Fukrey Returns: Pankaj Tripathi is the only grace of this objectively bad film
Nobody is going to call Pankaj Tripathi a star, but when someone can carry a film all by and for himself, then what is he if not a star?
There is a tiger, a cub and a couple of snakes. A zoo that is always open for our protagonists. Two careless caretakers, ostensibly inclined towards politics, given beef ban is a subject of their small talk. A thankless character with the gift of premonition, a proclivity for bad jokes and Campa Cola, an insatiable itch, sleepwalking through most of his waking hours, and first dates in the zoo. Varun Sharma as Choocha was the breakout character in the original film, Fukrey, and here he is again, trying very hard to get back that innocence. A competent performer at best, his comedy is fleeting, it works when it works, and it gets on your nerves at all other times. Surrounding him are a bunch of other non-performers returning to their earlier posts - Pulkit Samrat, Ali Fazal and Manjot Singh. There are appearances from Priya Anand and Vishakha Singh. Richa Chadda tries to keep a straight face through it all. And then there is Pankaj Tripathi.
Cast: Pulkit Samrat, Varun Sharma, Richa Chadda, Pankaj Tripathi
Director: Mrighdeep Singh Lamba
Nobody is going to call Pankaj Tripathi a star, but when someone can carry a film, make you watch an objectively bad film all by and for himself, then what is he if not a star? Because if there is any reason to watch Fukrey Returns, it is him. Watch him eat all these people up in every frame he is in. Watch him sleepwalk through all of this and still emerge a winner. There are scenes where Tripathi is doing nothing but simply registering a presence, as if he is giving you a reassuring nod, his hands touching his heart and making you feel better, happier about something. He is probably telling you that yes, you may have been wrong in choosing this film, but worry not now that I am here. There are scenes where his lines are monosyllables. Pandit, the character that he plays and has carried over from the earlier film, puts into practical use his recent lessons in the English language. He uses words like "slippery" and "arrogance", with a nonchalance that is not meant to be funny, but turn out to be anyway.

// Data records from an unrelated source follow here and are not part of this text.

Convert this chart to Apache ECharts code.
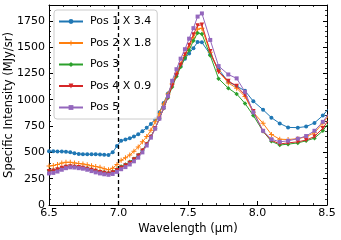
<!DOCTYPE html>
<html>
<head>
<meta charset="utf-8">
<script src="https://cdn.jsdelivr.net/npm/echarts@6/dist/echarts.min.js"></script>
<style>html,body{margin:0;padding:0;background:#fff;}#c{width:341px;height:240px;}</style>
</head>
<body>
<div id="c"></div>
<script>
const wavelength = [6.500, 6.531, 6.561, 6.592, 6.622, 6.653, 6.683, 6.714, 6.744, 6.775, 6.806, 6.836, 6.867, 6.897, 6.928, 6.958, 6.989, 7.019, 7.050, 7.081, 7.111, 7.142, 7.172, 7.203, 7.233, 7.264, 7.294, 7.325, 7.356, 7.386, 7.417, 7.447, 7.478, 7.508, 7.539, 7.569, 7.600, 7.66, 7.72, 7.79, 7.85, 7.91, 7.97, 8.04, 8.10, 8.16, 8.22, 8.29, 8.35, 8.41, 8.47, 8.54];
const pos1 = [510, 510, 508, 508, 507, 500, 492, 485, 483, 482, 482, 482, 480, 477, 475, 500, 560, 610, 622, 635, 650, 672, 700, 735, 770, 815, 880, 970, 1060, 1150, 1240, 1320, 1390, 1440, 1490, 1548, 1545, 1430, 1290, 1170, 1130, 1085, 985, 905, 830, 775, 737, 735, 745, 780, 850, 960];
const pos2 = [370, 375, 385, 398, 405, 405, 400, 395, 390, 382, 372, 365, 358, 345, 335, 350, 385, 425, 448, 475, 510, 550, 600, 650, 710, 790, 870, 960, 1055, 1150, 1250, 1340, 1420, 1500, 1590, 1670, 1680, 1450, 1270, 1160, 1110, 1030, 880, 776, 670, 625, 622, 630, 648, 687, 776, 900];
const pos3 = [325, 330, 340, 355, 365, 368, 365, 360, 355, 348, 338, 328, 318, 310, 305, 315, 340, 365, 385, 410, 440, 475, 520, 580, 650, 730, 820, 920, 1020, 1120, 1220, 1310, 1400, 1470, 1560, 1635, 1625, 1420, 1200, 1110, 1055, 965, 850, 700, 605, 570, 578, 590, 610, 635, 705, 830];
const pos4 = [320, 325, 338, 352, 362, 365, 362, 358, 352, 343, 333, 322, 312, 303, 298, 308, 330, 355, 375, 400, 432, 468, 515, 575, 645, 728, 820, 920, 1025, 1130, 1235, 1330, 1430, 1520, 1620, 1705, 1712, 1460, 1265, 1178, 1130, 1045, 890, 700, 615, 580, 590, 600, 617, 650, 730, 860];
const pos5 = [300, 305, 318, 335, 350, 358, 356, 350, 345, 335, 322, 310, 300, 292, 287, 295, 315, 340, 360, 385, 415, 450, 500, 565, 640, 725, 820, 925, 1035, 1180, 1290, 1390, 1480, 1580, 1680, 1790, 1820, 1568, 1320, 1240, 1203, 1075, 880, 705, 625, 600, 610, 630, 655, 705, 790, 920];
const seriesNames = ['Pos 1 X 3.4', 'Pos 2 X 1.8', 'Pos 3', 'Pos 4 X 0.9', 'Pos 5'];
const seriesValues = [pos1, pos2, pos3, pos4, pos5];
const xTicks = [6.5, 7.0, 7.5, 8.0, 8.5];
const yTicks = [0, 250, 500, 750, 1000, 1250, 1500, 1750];
const dashedAt = 7.0;

const colors = ['#1f77b4', '#ff7f0e', '#2ca02c', '#d62728', '#9467bd'];
const symbols = ['circle', 'path://M4,0 H6 V4 H10 V6 H6 V10 H4 V6 H0 V4 H4 Z', 'diamond', 'path://M0,0 L10,0 L5,10 Z', 'rect'];
const symSizes = [4, 5, 4.5, 4.5, 4];
const FONT = 'DejaVu Sans';

const chart = echarts.init(document.getElementById('c'), null, {renderer: 'canvas'});

const tickCommon = {
  axisTick: {show: true, inside: true, length: 4, lineStyle: {color: '#000', width: 1}},
  minorTick: {show: true, splitNumber: 5, length: 2, lineStyle: {color: '#000', width: 0.8}},
  axisLine: {show: true, onZero: false, lineStyle: {color: '#000', width: 1}},
  splitLine: {show: false}
};

const series = seriesValues.map((vals, i) => ({
  name: seriesNames[i],
  type: 'line',
  xAxisIndex: 0, yAxisIndex: 0,
  data: wavelength.map((x, j) => [x, vals[j]]),
  symbol: symbols[i],
  symbolSize: symSizes[i],
  showSymbol: true,
  showAllSymbol: true,
  lineStyle: {width: 1, color: colors[i]},
  itemStyle: {color: colors[i]},
  clip: true,
  animation: false,
  z: 2 + i
}));
series[0].markLine = {
  silent: true, symbol: 'none', animation: false,
  label: {show: false},
  lineStyle: {type: [4, 3], color: '#000', width: 1.3},
  data: [{xAxis: dashedAt}]
};

chart.setOption({
  animation: false,
  backgroundColor: '#fff',
  textStyle: {fontFamily: FONT},
  grid: {left: 49, right: 14, top: 5, bottom: 35, containLabel: false, outerBoundsMode: 'none'},
  legend: {
    orient: 'vertical', left: 54, top: 10,
    padding: [6, 6, 6, 4],
    itemWidth: 24, itemHeight: 6, itemGap: 10.5,
    backgroundColor: 'rgba(255,255,255,0.8)',
    borderColor: '#cccccc', borderWidth: 1, borderRadius: 3,
    textStyle: {fontFamily: FONT, fontSize: 11, color: '#000', padding: [0, 0, 0, 2]},
    data: seriesNames
  },
  xAxis: [
    Object.assign({
      type: 'value', position: 'bottom', min: 6.5, max: 8.5, interval: 0.5,
      name: 'Wavelength (\u03bcm)', nameLocation: 'middle', nameGap: 18, nameMoveOverlap: false,
      nameTextStyle: {fontFamily: FONT, fontSize: 11.5, color: '#000'},
      axisLabel: {fontFamily: FONT, fontSize: 11, color: '#000', margin: 3,
        formatter: v => xTicks.some(t => Math.abs(t - v) < 1e-6) ? v.toFixed(1) : ''}
    }, tickCommon),
    Object.assign({
      type: 'value', position: 'top', min: 6.5, max: 8.5, interval: 0.5,
      axisLabel: {show: false}
    }, tickCommon)
  ],
  yAxis: [
    Object.assign({
      type: 'value', position: 'left', min: 0, max: 1900, interval: 250,
      name: 'Specific Intensity (MJy/sr)', nameLocation: 'middle', nameGap: 34, nameMoveOverlap: false,
      nameTextStyle: {fontFamily: FONT, fontSize: 11.5, color: '#000'},
      axisLabel: {fontFamily: FONT, fontSize: 11, color: '#000', margin: 4, showMaxLabel: false,
        formatter: v => yTicks.indexOf(v) >= 0 ? String(v) : ''}
    }, tickCommon),
    Object.assign({
      type: 'value', position: 'right', min: 0, max: 1900, interval: 250,
      axisLabel: {show: false}
    }, tickCommon)
  ],
  series: series
});
</script>
</body>
</html>
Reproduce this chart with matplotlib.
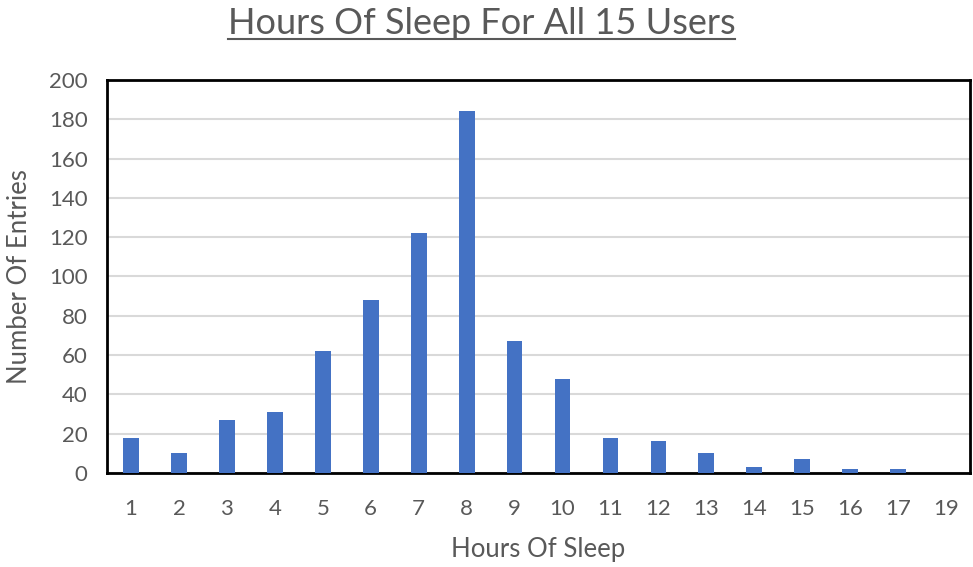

Pandit's (and the film's) funniest and most loaded scene is when a homeless man asks him who he is. He says "Main khamakha..". For starters, it explains his presence in this weak ensemble. He is the odd one out. It also explains his presence in the group, he is really not doing anything for them. Not that each of them contributes a talent, but Pandit is there with the Fukrey bunch for the fun, for the highs and the lows. In cinema though, Tripathi is neither without reason nor redundant in any form. The man has had a breakout 2017 - Anaarkali of Aarah, Newton, Gurgaon, Bareilly Ki Barfi and now, the saving grace of Fukrey Returns. A score of A-list stars would come behind as far as performances go, both in - admittedly poor - 2017 and also when their whole careers are considered. Everything else about Fukrey Returns - directed by Mrighdeep Singh Lamba - is forgettable. It makes you wonder what you can take - gross incompetence like in the case of the releases from the past couple of weeks - Julie-2 and Tera Intezaar - or earnestly produced well-meaning nonsense. I know my pick and it is not pretty.